# Work to be completed:
Scan the listing below. Report each line that includes "this".

(Collection entries)
(begin)

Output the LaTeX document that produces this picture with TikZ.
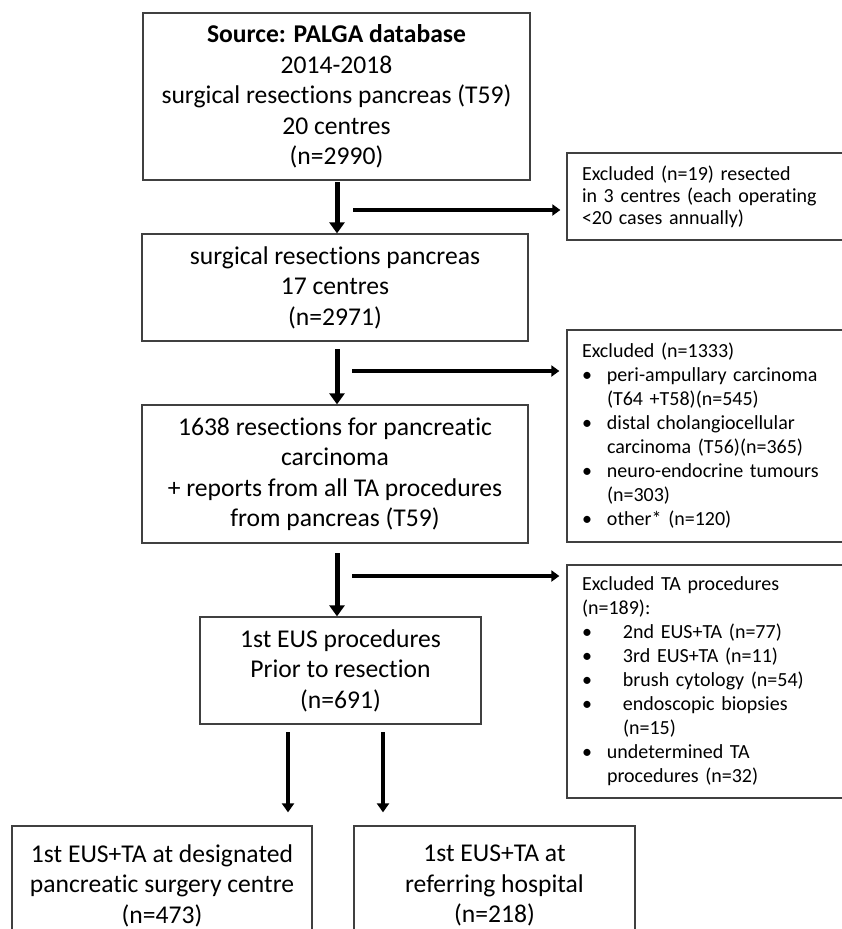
\documentclass[tikz,border=0pt]{standalone}
\usepackage{fontspec}
\setmainfont{Carlito}[Ligatures=NoCommon]
\usetikzlibrary{arrows.meta}
\begin{document}
\begin{tikzpicture}[x=1pt,y=-1pt,
  mainbox/.style={draw=black!75, line width=1.3pt, inner sep=0pt, align=center,
    font=\fontsize{25.6}{30.5}\selectfont},
  exbox/.style={draw=black!75, line width=1.3pt, inner xsep=15pt, inner ysep=0pt,
    align=left, text width=253pt, minimum width=283pt,
    font=\fontsize{20}{24}\selectfont},
  varrow/.style={line width=5pt, -{Triangle[length=11pt,width=15pt]}},
  harrow/.style={line width=4pt, -{Triangle[length=8pt,width=11pt]}},
  barrow/.style={line width=4.5pt, -{Triangle[length=9pt,width=12pt]}}]
\useasboundingbox (0,0) rectangle (842,929);
\clip (0,0) rectangle (842,929);
\fill[white] (0,0) rectangle (842,929);

\node[mainbox, minimum width=387pt, minimum height=167pt] (b1) at (336.5,96.5)
  {\textbf{Source: PALGA database}\\2014-2018\\surgical resections pancreas (T59)\\20 centres\\(n=2990)};
\node[mainbox, minimum width=386pt, minimum height=107pt] (b2) at (335,287.5)
  {surgical resections pancreas\\17 centres\\(n=2971)};
\node[mainbox, minimum width=386pt, minimum height=138pt] (b3) at (335,474)
  {1638 resections for pancreatic\\carcinoma\\+ reports from all TA procedures\\from pancreas (T59)};
\node[mainbox, minimum width=281pt, minimum height=107pt] (b4) at (340.5,670.5)
  {1st EUS procedures\\Prior to resection\\(n=691)};
\node[mainbox, minimum width=300pt, minimum height=119pt] (b5) at (162,885.5)
  {1st EUS+TA at designated\\pancreatic surgery centre\\(n=473)};
\node[mainbox, minimum width=281pt, minimum height=119pt] (b6) at (494.5,885.5)
  {1st EUS+TA at\\referring hospital\\(n=218)};

\node[exbox, minimum height=87pt, font=\fontsize{20}{22}\selectfont] (e1) at (708.5,196.5)
  {Excluded (n=19) resected\\in 3 centres (each operating\\<20 cases annually)};
\node[exbox, minimum height=212pt] (e2) at (708.5,436)
  {Excluded (n=1333)\\
   \makebox[25pt][l]{\textbullet}peri-ampullary carcinoma\\
   \hspace*{25pt}(T64 +T58)(n=545)\\
   \makebox[25pt][l]{\textbullet}distal cholangiocellular\\
   \hspace*{25pt}carcinoma (T56)(n=365)\\
   \makebox[25pt][l]{\textbullet}neuro-endocrine tumours\\
   \hspace*{25pt}(n=303)\\
   \makebox[25pt][l]{\textbullet}other* (n=120)};
\node[exbox, minimum height=233pt] (e3) at (708.5,681.5)
  {Excluded TA procedures\\(n=189):\\
   \makebox[41pt][l]{\textbullet}2nd EUS+TA (n=77)\\
   \makebox[41pt][l]{\textbullet}3rd EUS+TA (n=11)\\
   \makebox[41pt][l]{\textbullet}brush cytology (n=54)\\
   \makebox[41pt][l]{\textbullet}endoscopic biopsies\\
   \hspace*{41pt}(n=15)\\
   \makebox[25pt][l]{\textbullet}undetermined TA\\
   \hspace*{25pt}procedures (n=32)};

% vertical arrows
\coordinate (v1a) at (337,182);
\coordinate (v2a) at (337,349);
\coordinate (v3a) at (337,553);
\draw[varrow] (v1a) -- (v1a |- b2.north);
\draw[varrow] (v2a) -- (v2a |- b3.north);
\draw[varrow] (v3a) -- (v3a |- b4.north);

% horizontal arrows
\coordinate (h1) at (353,210);
\coordinate (h2) at (352,371);
\coordinate (h3) at (352,576);
\draw[harrow, shorten >=6pt] (h1) -- (h1 -| e1.west);
\draw[harrow, shorten >=7pt] (h2) -- (h2 -| e2.west);
\draw[harrow, shorten >=7pt] (h3) -- (h3 -| e3.west);

% bottom arrows
\coordinate (d1) at (288,732);
\coordinate (d2) at (383,732);
\draw[barrow, shorten >=13pt] (d1) -- (d1 |- b5.north);
\draw[barrow, shorten >=13pt] (d2) -- (d2 |- b6.north);
\end{tikzpicture}
\end{document}
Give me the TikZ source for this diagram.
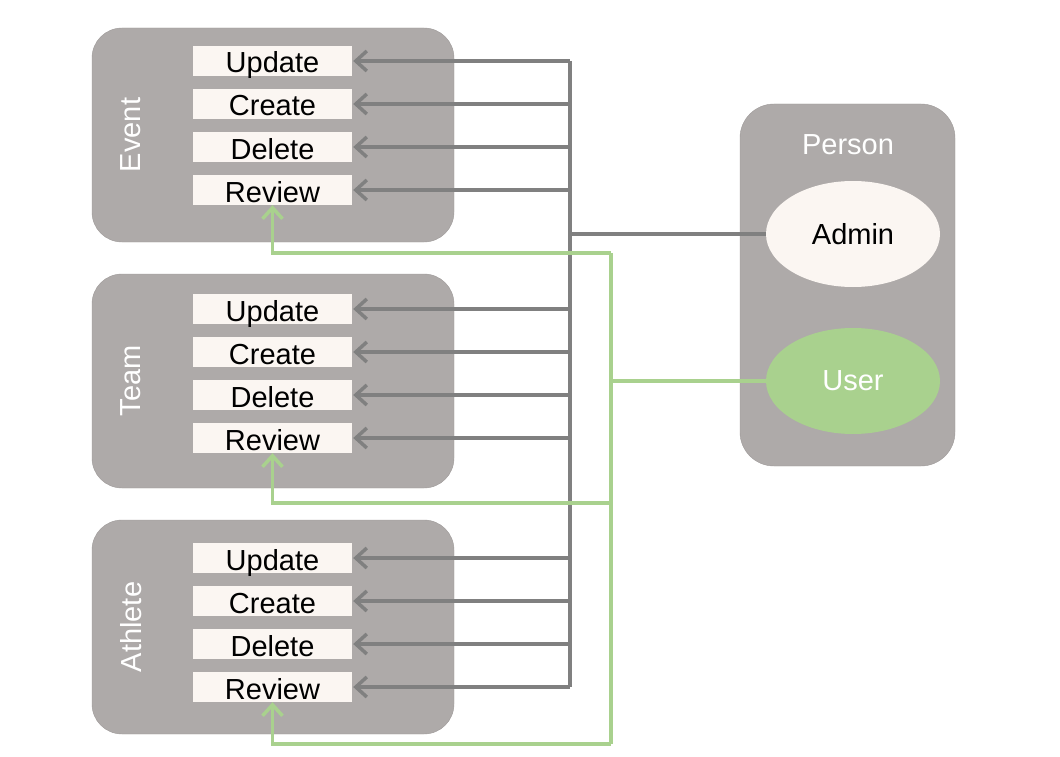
\documentclass[tikz,border=0pt]{standalone}
\usepackage{fontspec}
\setmainfont{Liberation Sans}
\usetikzlibrary{arrows.meta,shapes.geometric}
\definecolor{boxgray}{HTML}{AEAAA9}
\definecolor{cream}{HTML}{FBF6F2}
\definecolor{linegray}{HTML}{808080}
\definecolor{lgreen}{HTML}{A9D18E}
\tikzset{
  grp/.style={fill=boxgray, draw=boxgray!90!black, line width=0.4pt, rounded corners=30pt},
  op/.style={fill=cream, minimum width=159pt, minimum height=30pt, inner sep=0pt, text height=27pt, text depth=3pt, font=\fontsize{29}{34}\selectfont, text=black},
  grplabel/.style={rotate=90, text=white, font=\fontsize{29}{34}\selectfont},
  role/.style={ellipse, minimum width=174pt, minimum height=106pt, inner sep=0pt, font=\fontsize{29}{34}\selectfont},
  garr/.style={draw=linegray, line width=3.5pt, -{Straight Barb[length=11pt,width=20pt,line width=3.5pt]}},
  gline/.style={draw=linegray, line width=3.5pt},
  grarr/.style={draw=lgreen, line width=3.5pt, -{Straight Barb[length=11pt,width=20pt,line width=3.5pt]}},
  grline/.style={draw=lgreen, line width=3.5pt},
}
\begin{document}
\begin{tikzpicture}[x=1pt,y=-1pt]
\useasboundingbox (0,0) rectangle (1060,757);
% group boxes
\draw[grp] (92,28) rectangle (454,242);
\draw[grp] (92,274) rectangle (454,488);
\draw[grp] (92,520) rectangle (454,734);
\node[grplabel] (lev) at (131,135) {Event};
\node[grplabel] (ltm) at (131,381) {Team};
\node[grplabel] (lat) at (131,627) {Athlete};
% operations
\foreach \g/\y in {ev/0, tm/248, at/497}{
  \node[op] (\g-u) at (272.5,61+\y) {Update};
  \node[op] (\g-c) at (272.5,104+\y) {Create};
  \node[op] (\g-d) at (272.5,147+\y) {Delete};
  \node[op] (\g-r) at (272.5,190+\y) {Review};
}
% person
\draw[fill=boxgray, draw=boxgray!90!black, line width=0.4pt, rounded corners=34pt] (740,104) rectangle (955,466);
\node[text=white, font=\fontsize{29}{34}\selectfont] (person) at (848,145) {Person};
\node[role, fill=cream, text=black] (admin) at (853,234) {Admin};
\node[role, fill=lgreen, text=white] (user) at (853,381) {User};
% gray bus
\coordinate (bus) at (570,0);
\coordinate (gbus) at (611,0);
\draw[gline] (ev-u.east -| bus) -- (at-r.east -| bus);
\draw[gline] (admin.west) -- (admin.west -| bus);
\foreach \g in {ev,tm,at}{
  \foreach \o in {u,c,d,r}{
    \draw[garr] (\g-\o.east -| bus) -- ([xshift=1pt]\g-\o.east);
  }
}
% green bus
\coordinate (g1) at (611,253);
\coordinate (g2) at (611,503);
\coordinate (g3) at (611,744);
\draw[grline] (user.west) -- (user.west -| gbus);
\draw[grline] (g1) -- (g3);
\draw[grarr] (g1) -| (ev-r.south);
\draw[grarr] (g2) -| (tm-r.south);
\draw[grarr] (g3) -| (at-r.south);
\end{tikzpicture}
\end{document}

(end)

# Answer to the task:
Output the LaTeX document that produces this picture with TikZ.
Give me the TikZ source for this diagram.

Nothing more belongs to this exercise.